In that post you had:

a) M pattern = 1 + cosine(angle) <= agreed
b) S pattern = sine(angle) <= agreed
c) X pattern = 1 + cosine(angle + 45°) <= No. 1 + cos(angle - 45°)
d) Y pattern = 1 + cosine(angle - 45°) <= No. 1 + cos(angle - 315°) = 1 + cos(angle + 45°)

Assuming the usual convention that the angle starts at straight ahead ("North", say), increases in counterclockwise direction, and that the X mic represents the "North-West" pointing one. But, what is the point of tussling with the mapping formula for the 1 + cos cardioid patterns for the angled X and Y mics, for we have already found that a virtual mic at 45° won't be inherting a cardioid pattern, anyway?.

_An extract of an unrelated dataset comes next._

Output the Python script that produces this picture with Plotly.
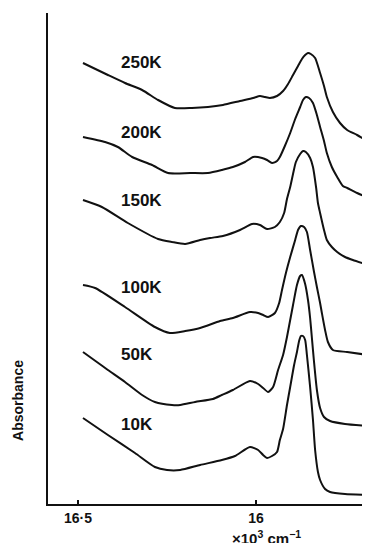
import plotly.graph_objects as go

# wavenumber (x10^3 cm^-1) and absorbance (arbitrary, offset) for each temperature
wn_250 = [16.486,16.416,16.368,16.320,16.275,16.228,16.180,16.135,16.093,16.045,16.008,15.989,15.975,15.961,15.941,15.924,15.910,15.896,15.882,15.871,15.862,15.854,15.846,15.834,15.820,15.809,15.801,15.784,15.764,15.744,15.716,15.683]
ab_250 = [4.41,4.29,4.21,4.14,4.04,3.96,3.96,3.97,3.99,4.03,4.06,4.08,4.07,4.06,4.08,4.13,4.20,4.29,4.38,4.45,4.49,4.51,4.50,4.46,4.31,4.18,4.07,3.92,3.81,3.74,3.69,3.62]

wn_200 = [16.486,16.424,16.388,16.348,16.292,16.247,16.185,16.135,16.096,16.065,16.031,16.008,15.983,15.969,15.955,15.941,15.933,15.919,15.904,15.890,15.876,15.868,15.860,15.851,15.840,15.829,15.820,15.809,15.801,15.787,15.772,15.756,15.744,15.716,15.683]
ab_200 = [3.67,3.62,3.57,3.47,3.39,3.31,3.31,3.31,3.34,3.37,3.42,3.47,3.46,3.44,3.41,3.43,3.47,3.58,3.71,3.85,3.97,4.04,4.07,4.06,4.01,3.89,3.77,3.63,3.51,3.37,3.27,3.18,3.16,3.11,3.06]

wn_150 = [16.486,16.433,16.360,16.275,16.236,16.199,16.157,16.129,16.093,16.045,16.011,15.989,15.969,15.947,15.933,15.921,15.913,15.904,15.896,15.888,15.876,15.868,15.860,15.848,15.840,15.831,15.826,15.820,15.809,15.801,15.787,15.772,15.750,15.728,15.685]
ab_150 = [3.04,2.97,2.81,2.65,2.62,2.60,2.64,2.66,2.68,2.74,2.80,2.79,2.75,2.77,2.82,2.91,3.05,3.17,3.30,3.42,3.50,3.53,3.52,3.46,3.37,3.16,3.01,2.91,2.74,2.64,2.57,2.52,2.47,2.44,2.39]

wn_100 = [16.486,16.452,16.368,16.284,16.242,16.199,16.157,16.101,16.065,16.017,15.994,15.980,15.966,15.947,15.935,15.927,15.916,15.904,15.890,15.882,15.874,15.865,15.857,15.848,15.837,15.829,15.820,15.815,15.806,15.798,15.784,15.744,15.685]
ab_100 = [2.19,2.16,1.97,1.77,1.71,1.73,1.76,1.83,1.86,1.92,1.91,1.89,1.87,1.91,2.01,2.14,2.31,2.47,2.64,2.74,2.78,2.77,2.72,2.54,2.32,2.17,2.01,1.91,1.74,1.62,1.54,1.52,1.49]

wn_50 = [16.486,16.447,16.416,16.368,16.320,16.284,16.236,16.213,16.171,16.121,16.096,16.065,16.017,15.994,15.980,15.966,15.952,15.938,15.924,15.913,15.904,15.896,15.885,15.876,15.871,15.862,15.854,15.848,15.843,15.837,15.829,15.820,15.809,15.792,15.750,15.685]
ab_50 = [1.52,1.42,1.34,1.22,1.09,1.02,0.99,0.99,1.02,1.05,1.09,1.14,1.23,1.20,1.16,1.12,1.17,1.34,1.49,1.67,1.84,1.99,2.19,2.28,2.29,2.20,2.04,1.86,1.66,1.42,1.14,0.96,0.87,0.83,0.80,0.78]

wn_10 = [16.486,16.416,16.340,16.284,16.250,16.213,16.157,16.096,16.059,16.017,15.994,15.980,15.969,15.955,15.941,15.933,15.924,15.913,15.904,15.893,15.885,15.879,15.874,15.868,15.862,15.857,15.848,15.840,15.834,15.826,15.820,15.806,15.792,15.750,15.685]
ab_10 = [0.86,0.69,0.51,0.37,0.34,0.34,0.39,0.44,0.48,0.57,0.54,0.49,0.46,0.48,0.52,0.64,0.75,0.99,1.17,1.39,1.52,1.63,1.68,1.68,1.64,1.49,1.17,0.84,0.54,0.32,0.24,0.15,0.12,0.10,0.09]

labels = ["250K", "200K", "150K", "100K", "50K", "10K"]
label_y = [4.42, 3.72, 3.04, 2.17, 1.50, 0.80]
label_x = 16.384

tick_vals = [16.5, 16.0]
tick_text = ["16·5", "16"]

series = [(wn_250, ab_250), (wn_200, ab_200), (wn_150, ab_150),
          (wn_100, ab_100), (wn_50, ab_50), (wn_10, ab_10)]

FONT = "Liberation Sans"
INK = "#111111"

fig = go.Figure()
for (xs, ys), name in zip(series, labels):
    fig.add_trace(go.Scatter(x=xs, y=ys, mode="lines", name=name,
                             line=dict(color=INK, width=2, shape="spline", smoothing=0.6),
                             showlegend=False, hoverinfo="skip"))

for name, yv in zip(labels, label_y):
    fig.add_annotation(x=label_x, y=yv, xref="x", yref="y", text=f"<b>{name}</b>",
                       showarrow=False, xanchor="left", yanchor="middle",
                       font=dict(family=FONT, size=17, color=INK))

fig.add_annotation(x=0.68, y=-0.068, xref="paper", yref="paper",
                   text="<b>×10<sup>3</sup> cm<sup>−1</sup></b>", showarrow=False,
                   xanchor="center", yanchor="middle", borderpad=0,
                   font=dict(family=FONT, size=15, color=INK))
fig.add_annotation(x=-0.093, y=0.21, xref="paper", yref="paper",
                   text="<b>Absorbance</b>", showarrow=False, textangle=-90,
                   xanchor="center", yanchor="middle",
                   font=dict(family=FONT, size=14, color=INK))

fig.update_layout(
    width=362, height=535,
    margin=dict(l=40, r=0, t=5, b=39),
    paper_bgcolor="white", plot_bgcolor="white",
    xaxis=dict(range=[16.5843, 15.6798], showgrid=False, zeroline=False,
               showline=True, linecolor=INK, linewidth=2,
               tickvals=tick_vals, ticktext=tick_text, ticks="inside",
               ticklen=4, tickwidth=2, tickcolor=INK,
               tickfont=dict(family=FONT, size=14, color=INK, weight="bold")),
    yaxis=dict(range=[0, 4.91], showgrid=False, zeroline=False,
               showline=True, linecolor=INK, linewidth=2,
               showticklabels=False, ticks=""),
)

fig.write_html("out.html")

Look, "the proof of the pudding is in the eating thereof" <g>, so I would urge you to try the following: take equations (a) and (b) - that we all agree are OK - and compute "M + S" on a spreadsheet for a range of angle values. I would suggest displaying angle values in columns at 5 deg. intervals (thus +90, +85, 80, 75, 70....5, 0, -5, -10, -15°..etc.).

By inspection you can locate the maximum value that M+S takes. This represents the angle that the main axis of the virtual mic lies on, or in other words the half-included-angle. You'll discover that it lies between 60 and 65°, and indeed is the 63.43° as calculated by Dooley, Streicher and lil 'ol me <g>. At the same time, you could convert the obtained M+S values from voltage into dB, to get a handle on the new polar pattern.

And by then I'll have gone through your maths.